Jon Henley, The Guardian; ‘La tapisserie, c’est moi’: Macron accused of putting politics first in Bayeux tapestry loan
[Kip Currier: One can understand, on the one hand, wanting to promote more occasional public access to singular artifacts, like the Bayeux Tapestry. However, the risks in transporting the tapestry from France to the U.K. would seem to far outweigh the benefits of moving this priceless historical and cultural information object.

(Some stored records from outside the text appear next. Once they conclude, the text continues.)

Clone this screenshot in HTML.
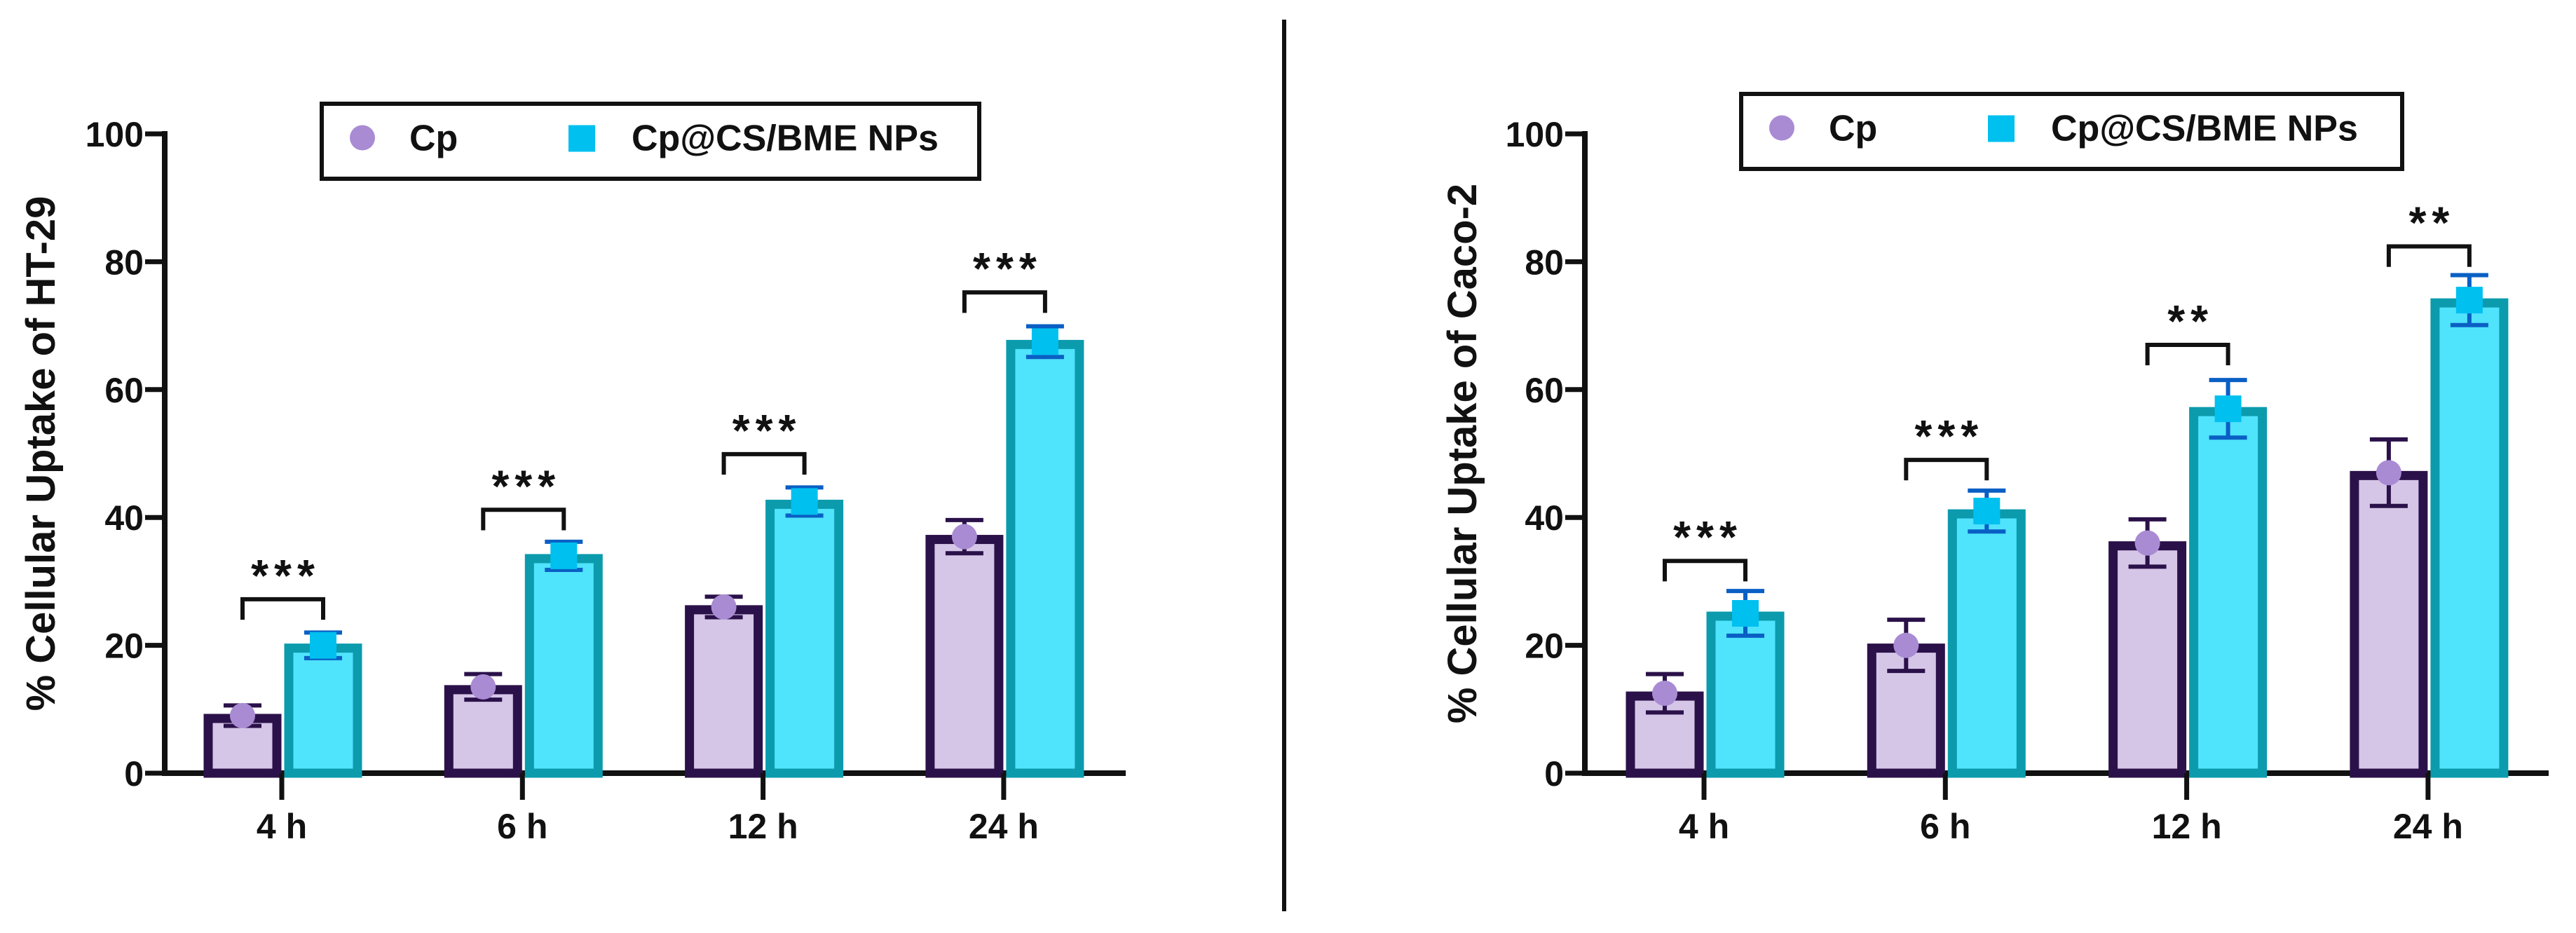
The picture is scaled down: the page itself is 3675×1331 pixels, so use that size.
<!DOCTYPE html>
<html><head><meta charset="utf-8"><style>
html,body{margin:0;padding:0;background:#fff;}
svg{display:block;}
text{font-family:"Liberation Sans",Arial,sans-serif;font-weight:bold;fill:#111;}
</style></head>
<body>
<svg id="chart" width="3675" height="1331" viewBox="0 0 3675 1331" xmlns="http://www.w3.org/2000/svg">
<line x1="1832" y1="28" x2="1832" y2="1300" stroke="#111" stroke-width="6"/>
</svg>
<script>
const categories = ["4 h","6 h","12 h","24 h"];
const yTicks = [0,20,40,60,80,100];
const ht29Cp = [9,13.5,26,37];
const ht29CpErr = [1.6,2,1.6,2.6];
const ht29Np = [20,34,42.5,67.5];
const ht29NpErr = [2,2.2,2.2,2.4];
const ht29Sig = ["***","***","***","***"];
const ht29SigLevel = [27.2,41.2,49.9,75.2];
const caco2Cp = [12.5,20,36,47];
const caco2CpErr = [3,4,3.7,5.2];
const caco2Np = [25,41,57,74];
const caco2NpErr = [3.5,3.2,4.5,3.9];
const caco2Sig = ["***","***","**","**"];
const caco2SigLevel = [33.2,49,67,82.4];

const NS = "http://www.w3.org/2000/svg";
const svg = document.getElementById('chart');
function mk(tag, attrs, parent, text){
  const e = document.createElementNS(NS, tag);
  for (const k in attrs) e.setAttribute(k, attrs[k]);
  if (text !== undefined) e.textContent = text;
  (parent||svg).appendChild(e);
  return e;
}

function drawPanel(cfg){
  const g = mk('g', {});
  
  
  const y0 = 1103, y100 = 191;
  const yS = v => y0 - (v/100)*(y0-y100);
  const xS = i => cfg.tick0 + i*cfg.step;
  const ya = mk('line', {x1:cfg.ax, y1:y100-4, x2:cfg.ax, y2:y0+4, stroke:'#111','stroke-width':8}, g);
  
  
  yTicks.forEach(t=>{
    const tl = mk('line', {x1:cfg.ax-28, y1:yS(t), x2:cfg.ax, y2:yS(t), stroke:'#111','stroke-width':7}, g);
    
    
    const tx = mk('text', {x:cfg.ax-30, y:yS(t)+18, 'text-anchor':'end','font-size':50}, g, String(t));
    
    
  });
  const yl = mk('text', {x:0,y:0,'text-anchor':'middle','font-size':58,transform:`translate(${cfg.ylx},${(y0+y100)/2}) rotate(-90)`}, g, cfg.ylabel);
  
  
  const xa = mk('line', {x1:cfg.ax-4, y1:y0, x2:cfg.axEnd, y2:y0, stroke:'#111','stroke-width':8}, g);
  
  
  categories.forEach((c,i)=>{
    const x = xS(i);
    const Cp = cfg.cp[i], Np = cfg.np[i];
    const cx = x-56, nx = x+59, bw = 98;
    const b1 = mk('rect', {x:cx-bw/2, y:yS(Cp)+4, width:bw, height:y0-yS(Cp)-4, fill:'#d5c6e8', stroke:'#2b1149','stroke-width':13}, g);
    
    
    const b2 = mk('rect', {x:nx-bw/2, y:yS(Np)+4, width:bw, height:y0-yS(Np)-4, fill:'#4fe3fc', stroke:'#0b9bad','stroke-width':13}, g);
    
    
    const e1 = cfg.cpErr[i], e2 = cfg.npErr[i];
    const eb1 = mk('path', {d:`M${cx},${yS(Cp+e1)}V${yS(Cp-e1)}M${cx-27},${yS(Cp+e1)}H${cx+27}M${cx-27},${yS(Cp-e1)}H${cx+27}`, stroke:'#2b1149','stroke-width':6,fill:'none'}, g);
    
    
    const eb2 = mk('path', {d:`M${nx},${yS(Np+e2)}V${yS(Np-e2)}M${nx-27},${yS(Np+e2)}H${nx+27}M${nx-27},${yS(Np-e2)}H${nx+27}`, stroke:'#0a5fc4','stroke-width':6,fill:'none'}, g);
    
    
    const m1 = mk('circle', {cx:cx, cy:yS(Cp), r:18, fill:'#a98bd4'}, g);
    
    
    const m2 = mk('rect', {x:nx-19, y:yS(Np)-19, width:38, height:38, fill:'#00c0f0'}, g);
    
    
    const xt = mk('line', {x1:x, y1:y0, x2:x, y2:y0+38, stroke:'#111','stroke-width':7}, g);
    
    
    const xl = mk('text', {x:x, y:1196, 'text-anchor':'middle','font-size':50}, g, c);
    
    
    const sl = yS(cfg.sigLevel[i]), sd = yS(cfg.sigLevel[i]-3.2);
    const br = mk('path', {d:`M${cx},${sd}V${sl}H${nx}V${sd}`, stroke:'#111','stroke-width':6,fill:'none'}, g);
    
    
    const st = mk('text', {x:(cx+nx)/2+4, y:sl-12, 'text-anchor':'middle','font-size':64,'letter-spacing':8}, g, cfg.sig[i]);
    
    
  });
  const lg = mk('g', {}, g);
  
  
  const L = cfg.legend;
  mk('rect', {x:L.x, y:L.y, width:L.w, height:L.h, fill:'#fff', stroke:'#111','stroke-width':6}, lg);
  const ly = L.y + L.h/2;
  const le1 = mk('circle', {cx:L.x+58, cy:ly-5, r:18, fill:'#a98bd4'}, lg);
  
  
  const lt1 = mk('text', {x:L.x+125, y:ly+13, 'font-size':52}, lg, 'Cp');
  
  
  const le2 = mk('rect', {x:L.x+352, y:ly-23, width:38, height:38, fill:'#00c0f0'}, lg);
  
  
  const lt2 = mk('text', {x:L.x+442, y:ly+13, 'font-size':52}, lg, 'Cp@CS/BME NPs');
  
  
}

drawPanel({name:'ht29-panel', ax:235, axEnd:1606, tick0:402, step:343.3, ylx:78,
  ylabel:'% Cellular Uptake of HT-29', cp:ht29Cp, cpErr:ht29CpErr, np:ht29Np, npErr:ht29NpErr,
  sig:ht29Sig, sigLevel:ht29SigLevel, legend:{x:459,y:148,w:938,h:107}});
drawPanel({name:'caco2-panel', ax:2261, axEnd:3636, tick0:2431, step:344.3, ylx:2106,
  ylabel:'% Cellular Uptake of Caco-2', cp:caco2Cp, cpErr:caco2CpErr, np:caco2Np, npErr:caco2NpErr,
  sig:caco2Sig, sigLevel:caco2SigLevel, legend:{x:2484,y:134,w:943,h:107}});
</script>
</body></html>
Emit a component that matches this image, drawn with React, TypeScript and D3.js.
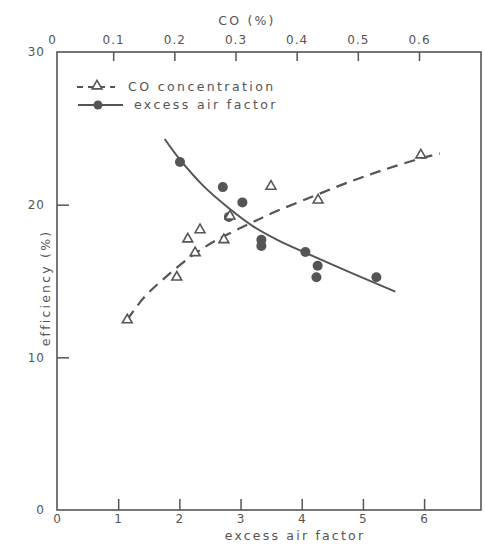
import * as d3 from "d3";
import React, { useEffect, useRef } from "react";

// measured points, excess air factor (bottom axis)
const airFactor = [2.01, 2.71, 3.03, 2.81, 3.34, 3.34, 4.06, 4.26, 4.24, 5.22];
const airEfficiency = [22.8, 21.15, 20.15, 19.2, 17.7, 17.3, 16.9, 16.0, 15.25, 15.25];

// measured points, CO concentration (top axis)
const coPercent = [0.123, 0.204, 0.234, 0.222, 0.242, 0.281, 0.291, 0.358, 0.435, 0.603];
const coEfficiency = [12.45, 15.25, 16.85, 17.75, 18.35, 17.7, 19.25, 21.2, 20.3, 23.25];

// hand drawn trend curves
const airFitX = [1.76, 2.0, 2.4, 2.8, 3.2, 3.6, 4.06, 4.8, 5.53];
const airFitY = [24.3, 23.0, 21.2, 19.8, 18.6, 17.7, 16.85, 15.55, 14.3];
const coFitX = [0.123, 0.15, 0.19, 0.234, 0.27, 0.32, 0.36, 0.43, 0.49, 0.54, 0.6, 0.634];
const coFitY = [12.45, 13.9, 15.4, 16.8, 17.7, 18.7, 19.45, 20.6, 21.55, 22.25, 23.0, 23.35];

// ticks
const airTicks = [0, 1, 2, 3, 4, 5, 6];
const coTicks = [0, 0.1, 0.2, 0.3, 0.4, 0.5, 0.6];
const effTicks = [0, 10, 20, 30];

const legendLabels = ["CO concentration", "excess air factor"];

const INK = "#555";
const FONT = "'DejaVu Sans', sans-serif";

const App = () => {
  const chartRef = useRef<SVGSVGElement | null>(null);

  useEffect(() => {
    if (chartRef.current) drawChart();
    return () => {
      d3.select(chartRef.current).selectAll("*").remove();
    };
  }, []);

  const drawChart = () => {
    const svg = d3.select(chartRef.current);
    const left = 57, right = 481, top = 52, bottom = 510;

    const x = d3.scaleLinear().domain([0, 6.93]).range([left, right]);
    const co = d3.scaleLinear().domain([0, 0.6]).range([52, 419]);
    const y = d3.scaleLinear().domain([0, 30]).range([bottom, top]);

    svg.append("rect").attr("width", 485).attr("height", 545).attr("fill", "#fff");

    // frame
    svg
      .append("rect")
      .attr("x", left)
      .attr("y", top)
      .attr("width", right - left)
      .attr("height", bottom - top)
      .attr("fill", "none")
      .attr("stroke", INK)
      .attr("stroke-width", 1.6);

    const styleAxis = (g: any) => {
      g.select(".domain").remove();
      g.selectAll("line").attr("stroke", INK).attr("stroke-width", 1.5);
      g.selectAll("text")
        .attr("fill", INK)
        .attr("font-family", FONT)
        .attr("font-size", 12)
        .attr("letter-spacing", 1);
    };

    // bottom axis
    const gx = svg
      .append("g")
      .attr("transform", `translate(0,${bottom})`)
      .call(
        d3.axisBottom(x).tickValues(airTicks).tickFormat(d3.format("d")).tickSizeInner(-11).tickSizeOuter(0).tickPadding(4)
      );
    styleAxis(gx);
    gx.selectAll(".tick").filter((d: any) => d === 0).select("line").remove();

    // top axis
    const gt = svg
      .append("g")
      .attr("transform", `translate(0,${top})`)
      .call(
        d3.axisTop(co).tickValues(coTicks).tickFormat((d: any) => (d === 0 ? "0" : d3.format(".1f")(d))).tickSizeInner(-9).tickSizeOuter(0).tickPadding(8)
      );
    styleAxis(gt);
    gt.selectAll(".tick").filter((d: any) => d === 0).select("line").remove();

    // left axis
    const gy = svg
      .append("g")
      .attr("transform", `translate(${left},0)`)
      .call(d3.axisLeft(y).tickValues(effTicks).tickSizeInner(-12).tickSizeOuter(0).tickPadding(12));
    styleAxis(gy);
    gy.selectAll(".tick").filter((d: any) => d === 0 || d === 30).select("line").remove();

    // axis titles
    const title = (sel: any) =>
      sel.attr("fill", INK).attr("font-family", FONT).attr("font-size", 12.5).attr("letter-spacing", 2.2).attr("text-anchor", "middle");
    svg.append("text").attr("x", 295).attr("y", 540).text("excess air factor").call(title);
    svg.append("text").attr("x", 247).attr("y", 25).text("CO (%)").call(title);
    svg
      .append("text")
      .attr("transform", `translate(50,${288}) rotate(-90)`)
      .text("efficiency (%)")
      .call(title);

    // trend curves
    const airLine = d3
      .line<number>()
      .x((d, i) => x(airFitX[i]))
      .y((d) => y(d))
      .curve(d3.curveCatmullRom);
    svg
      .append("path")
      .attr("d", airLine(airFitY))
      .attr("fill", "none")
      .attr("stroke", INK)
      .attr("stroke-width", 2);

    const coLine = d3
      .line<number>()
      .x((d, i) => co(coFitX[i]))
      .y((d) => y(d))
      .curve(d3.curveCatmullRom);
    svg
      .append("path")
      .attr("d", coLine(coFitY))
      .attr("fill", "none")
      .attr("stroke", INK)
      .attr("stroke-width", 2.2)
      .attr("stroke-dasharray", "11,7");

    // points
    svg
      .selectAll(".air")
      .data(airEfficiency)
      .enter()
      .append("circle")
      .attr("class", "air")
      .attr("cx", (d, i) => x(airFactor[i]))
      .attr("cy", (d) => y(d))
      .attr("r", 5)
      .attr("fill", INK);

    const tri = d3.symbol().type(d3.symbolTriangle).size(42);
    svg
      .selectAll(".co")
      .data(coEfficiency)
      .enter()
      .append("path")
      .attr("class", "co")
      .attr("d", tri)
      .attr("transform", (d, i) => `translate(${co(coPercent[i])},${y(d)})`)
      .attr("fill", "#fff")
      .attr("stroke", INK)
      .attr("stroke-width", 1.6);

    // legend
    const lg = svg.append("g");
    lg.append("line").attr("x1", 77).attr("x2", 115).attr("y1", 87).attr("y2", 87)
      .attr("stroke", INK).attr("stroke-width", 1.8).attr("stroke-dasharray", "6,5");
    lg.append("path").attr("d", tri).attr("transform", "translate(97,86)")
      .attr("fill", "#fff").attr("stroke", INK).attr("stroke-width", 1.6);
    lg.append("line").attr("x1", 78).attr("x2", 123).attr("y1", 105).attr("y2", 105)
      .attr("stroke", INK).attr("stroke-width", 1.8);
    lg.append("circle").attr("cx", 98).attr("cy", 105).attr("r", 4.5).attr("fill", INK);
    lg.selectAll(".lt")
      .data(legendLabels)
      .enter()
      .append("text")
      .attr("x", (d, i) => (i === 0 ? 128 : 134))
      .attr("y", (d, i) => 91 + i * 18)
      .text((d) => d)
      .attr("fill", INK)
      .attr("font-family", FONT)
      .attr("font-size", 12.5)
      .attr("letter-spacing", 2.4);
  };

  return <svg ref={chartRef} width={485} height={545} style={{ position: "absolute", left: 0, top: 0 }} />;
};

export default App;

Especially when one reads the assessments of the risks by world class experts.
France 24 reports that a French official asserts that the Bayeux Tapestry is "not too fragile to loan to UK", but offered no verifiable evidence of his claims:
Philippe Belaval, appointed by Macron as his envoy for the loan, said no decision had yet been taken on how to transport the tapestry.
But he said a study dating from early 2025 had made detailed recommendations about handling and transport.
"This study absolutely does not state that this tapestry is untransportable," Belaval said, without revealing the authors of the study or their conclusions."
Situations like this, as well as the current U.S. Centers for Disease Control (CDC) crisis in which multiple vaccine experts are resigning and speaking out against RFK Jr's scientifically unsupported vaccine policies, remind me of Tom Nichol's 2017 book The Death of Expertise: The Campaign Against Established Knowledge and Why It Matters.]
[Excerpt]
"“I’m not against the loan of cultural artefacts and I have always liked the UK,” said Didier Rykner, the editorial director of La Tribune de l’Art, an art news website, whose month-old petition against the loan has been signed by nearly 62,000 people.
“But this is a purely political decision. Here is an extraordinary work of art, a wholly unique historical document, an artefact without equivalent anywhere – and which expert opinion agrees, overwhelmingly, cannot travel. It’s not complicated.”...
Some of the most damning arguments against the plan have come from curators and restorers who have worked or are working on the tapestry, five of whom have told Rykner – on condition of anonymity – of their disbelief and concern.
Precisely because the tapestry was considered too fragile to move far, complex plans were already under way to remove it from display and store it during the museum’s rebuilding work, with a full restoration to follow once it was returned.
“We fell off our chairs when we heard,” said one conservator. “It’s the opposite of all we had prepared for.”
Any movement at all of the canvas, in a state of “absolute fragility”, was “fraught with risk, an incredibly delicate operation”, said another."